▸ Goal
Retype the data exactly, from its first line to the line containing "from matplotlib.patches import Ellipse", including both, and skip any picture.

▸ Stored data
··········
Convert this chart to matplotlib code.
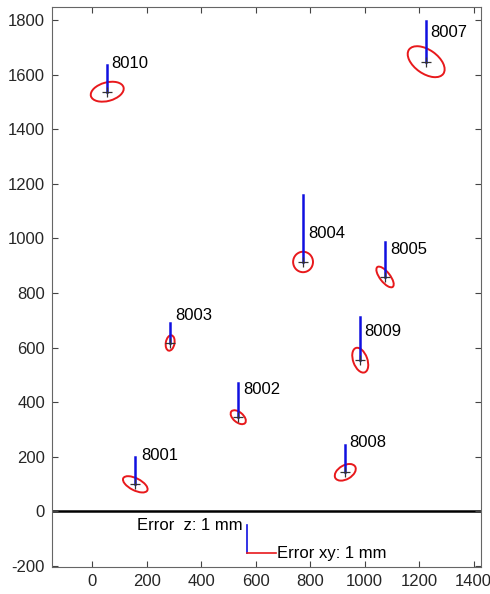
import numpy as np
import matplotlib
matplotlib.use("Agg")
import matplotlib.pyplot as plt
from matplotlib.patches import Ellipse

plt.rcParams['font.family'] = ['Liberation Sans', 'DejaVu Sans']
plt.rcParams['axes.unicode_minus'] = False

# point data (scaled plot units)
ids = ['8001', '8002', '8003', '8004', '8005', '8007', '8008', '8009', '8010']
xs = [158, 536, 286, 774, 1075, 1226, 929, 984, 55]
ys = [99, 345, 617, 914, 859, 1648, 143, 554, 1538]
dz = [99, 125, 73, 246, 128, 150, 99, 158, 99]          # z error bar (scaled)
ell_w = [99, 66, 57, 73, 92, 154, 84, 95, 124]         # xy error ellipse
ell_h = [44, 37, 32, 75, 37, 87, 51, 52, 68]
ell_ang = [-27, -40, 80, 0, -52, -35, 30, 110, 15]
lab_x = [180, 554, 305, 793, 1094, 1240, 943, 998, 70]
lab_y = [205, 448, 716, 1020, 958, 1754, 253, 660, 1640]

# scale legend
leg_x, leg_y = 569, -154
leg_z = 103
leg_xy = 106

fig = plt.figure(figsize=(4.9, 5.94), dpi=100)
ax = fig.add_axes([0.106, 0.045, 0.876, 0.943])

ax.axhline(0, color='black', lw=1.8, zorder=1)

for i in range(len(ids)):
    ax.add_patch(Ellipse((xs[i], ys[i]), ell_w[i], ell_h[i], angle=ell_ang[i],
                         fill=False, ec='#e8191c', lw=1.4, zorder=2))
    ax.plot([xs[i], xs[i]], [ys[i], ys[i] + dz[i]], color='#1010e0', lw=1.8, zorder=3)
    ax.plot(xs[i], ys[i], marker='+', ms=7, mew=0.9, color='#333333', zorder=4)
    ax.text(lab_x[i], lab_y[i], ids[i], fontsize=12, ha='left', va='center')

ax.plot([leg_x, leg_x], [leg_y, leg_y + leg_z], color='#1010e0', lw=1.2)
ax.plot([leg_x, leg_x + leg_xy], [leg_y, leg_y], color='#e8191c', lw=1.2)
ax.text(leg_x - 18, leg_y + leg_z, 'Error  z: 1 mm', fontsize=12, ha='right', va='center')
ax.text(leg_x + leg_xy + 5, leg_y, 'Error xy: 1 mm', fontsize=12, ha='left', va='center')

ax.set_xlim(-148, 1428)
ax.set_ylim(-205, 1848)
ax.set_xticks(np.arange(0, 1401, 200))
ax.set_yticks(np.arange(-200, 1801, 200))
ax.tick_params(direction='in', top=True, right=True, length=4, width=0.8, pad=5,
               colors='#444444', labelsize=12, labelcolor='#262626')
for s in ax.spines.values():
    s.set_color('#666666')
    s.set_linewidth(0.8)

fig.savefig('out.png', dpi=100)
··········
▸ Answer in full
Convert this chart to matplotlib code.
import numpy as np
import matplotlib
matplotlib.use("Agg")
import matplotlib.pyplot as plt
from matplotlib.patches import Ellipse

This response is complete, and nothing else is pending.